Кстати, в сюжете с Милошевичем важно еще одно обстоятельство. То, что мы знаем — суд, приговор, смерть в камере, — этого всего очень легко могло не быть. На экстрадиции настоял один человек, бывший ранее мэром Белграда премьер-министр Зоран Джиндич — вопреки президенту Коштунице, конституционному суду и т. д. Джинжич, который учился у Юргена Хабермаса во Франкфурте в семидесятые. Югославские власти обвинили его в антигосударственной деятельности, а Вилли Брандт добился, чтобы его отпустили в ФРГ. Вот такой человек: с одной стороны Хабермас, одна из ключевых фигур в немецкой «проработке прошлого», с другой Брандт, вставший когда-то на колени перед памятником жертвам и героям Варшавского гетто.
Через два года после выдачи Милошевича Джиндича застрелил в ресторане полицейский спецназовец из числа сохранивших лояльность Милошевичу. Я думаю, Джиндич догадывался, на что шел. И заплатил цену.
— Многие авторы говорят, что с начала полномасштабного нападения России на Украину не могут ни писать, ни даже читать. Искусство вообще и русская литература в частности кажется им бессмысленной, потому что не смогла помешать не только войне, но, главное, расчеловечиванию миллионов российских граждан, ликующих от того, что российская ракета попала в жилой дом в Украине. Что делать в этой чудовищной ситуации русскому писателю?

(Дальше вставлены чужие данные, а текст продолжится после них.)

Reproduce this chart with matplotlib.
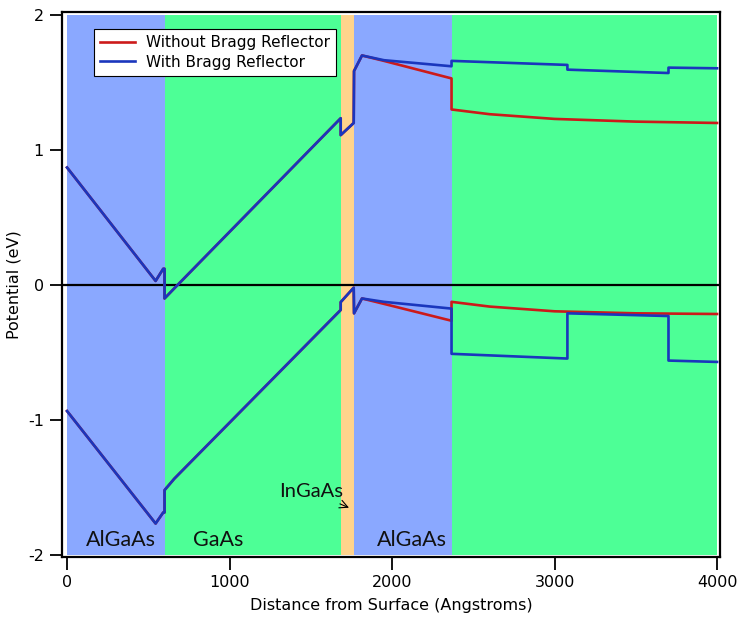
import matplotlib
matplotlib.use('Agg')
import matplotlib.pyplot as plt

# layer boundaries (Angstroms) and layer names
layer_edges = [0, 600, 1684, 1766, 2366, 4000]
layer_names = ['AlGaAs', 'GaAs', 'InGaAs', 'AlGaAs', 'GaAs']
layer_colors = {'AlGaAs': '#8aa8ff', 'GaAs': '#4dff96', 'InGaAs': '#ffd48c'}

# band edges common to both structures (surface through the upper AlGaAs)
front_x = [0, 545, 592, 600, 600, 660, 1684, 1684, 1764, 1766, 1815]
front_cb = [0.87, 0.03, 0.12, 0.12, -0.10, -0.025, 1.235, 1.11, 1.20, 1.585, 1.70]
front_vb = [-0.934, -1.767, -1.685, -1.685, -1.52, -1.435, -0.185, -0.127, -0.02, -0.21, -0.10]

# without Bragg reflector
plain_x = [1950, 2366, 2366, 2600, 3000, 3500, 4000]
plain_cb = [1.66, 1.53, 1.30, 1.265, 1.23, 1.21, 1.20]
plain_vb = [-0.14, -0.265, -0.125, -0.16, -0.195, -0.21, -0.215]

# with Bragg reflector
bragg_x = [1950, 2366, 2366, 3079, 3079, 3701, 3701, 4000]
bragg_cb = [1.665, 1.62, 1.66, 1.63, 1.595, 1.57, 1.61, 1.605]
bragg_vb = [-0.125, -0.175, -0.51, -0.545, -0.21, -0.23, -0.56, -0.57]

plt.rcParams['font.family'] = ['DejaVu Sans']
plt.rcParams['axes.unicode_minus'] = False

fig = plt.figure(figsize=(7.41, 6.22), dpi=100)
ax = fig.add_axes([62 / 741, 65 / 622, 658 / 741, 545 / 622])

for lo, hi, name in zip(layer_edges[:-1], layer_edges[1:], layer_names):
    ax.fill_between([lo, hi], -2, 2, color=layer_colors[name], lw=0, zorder=0)

ax.axhline(0, color='black', lw=1.6, zorder=2)

red = '#cc1a1a'
blue = '#1a36bd'
ax.plot(front_x + plain_x, front_cb + plain_cb, color=red, lw=1.9, zorder=3,
        label='Without Bragg Reflector')
ax.plot(front_x + plain_x, front_vb + plain_vb, color=red, lw=1.9, zorder=3)
ax.plot(front_x + bragg_x, front_cb + bragg_cb, color=blue, lw=1.9, zorder=4,
        label='With Bragg Reflector')
ax.plot(front_x + bragg_x, front_vb + bragg_vb, color=blue, lw=1.9, zorder=4)

# layer labels along the bottom
label_font = dict(family='Lato', fontsize=15.5, color='#111111', ha='center', va='center')
ax.text(330, -1.89, 'AlGaAs', **label_font)
ax.text(930, -1.89, 'GaAs', **label_font)
ax.text(2120, -1.89, 'AlGaAs', **label_font)
ax.annotate('InGaAs', xy=(1735, -1.65), xytext=(1500, -1.53),
            arrowprops=dict(arrowstyle='->', color='black', lw=0.8,
                            shrinkA=2, shrinkB=0),
            family='Lato', fontsize=14.5, color='#111111', ha='center', va='center')

ax.set_xlim(-31, 4018)
ax.set_ylim(-2.015, 2.022)
ax.set_xticks([0, 1000, 2000, 3000, 4000])
ax.set_yticks([-2, -1, 0, 1, 2])
ax.tick_params(direction='out', length=9, width=1.3, labelsize=11.5,
               top=False, right=False, pad=4)
for s in ax.spines.values():
    s.set_linewidth(1.6)

ax.set_xlabel('Distance from Surface (Angstroms)', fontsize=11.5, labelpad=6)
ax.set_ylabel('Potential (eV)', fontsize=11.5)
ax.yaxis.set_label_coords(-0.061, 0.5)

leg = ax.legend(loc='upper left', bbox_to_anchor=(0.037, 0.983), fontsize=11,
                frameon=True, fancybox=False, framealpha=1, edgecolor='black',
                handlelength=2.3, borderpad=0.4, labelspacing=0.3,
                handletextpad=0.7)
leg.get_frame().set_linewidth(0.8)

fig.savefig('out.png', dpi=100, facecolor='white')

— Я не уверен, что нужно сейчас вести речь о русском (российском) писателе. Он как-то проживет. В настоящей, физической опасности сейчас ведь украинская культура, а не российская. Но если уж говорить о российской словесности, то, как я уже сказал выше, она и не очень-то стремилась войне помешать, а смотрела чаще в другие стороны. Не сделанного вовремя не восполнишь. Поэтому остается простая вещь: называть вещи своими именами, войну — войной, нападение — нападением, преступление — преступлением. Перестать принимать за должное некий высокий (мировой) статус российской культуры, который чаще сейчас служит как индульгенция, как психологический защитный механизм. И пытаться смотреть на себя глазами других: украинцев, чеченцев, литовцев, поляков. Глазами других, тех, кто пострадал, кто помнит, кто имеет исторический счет.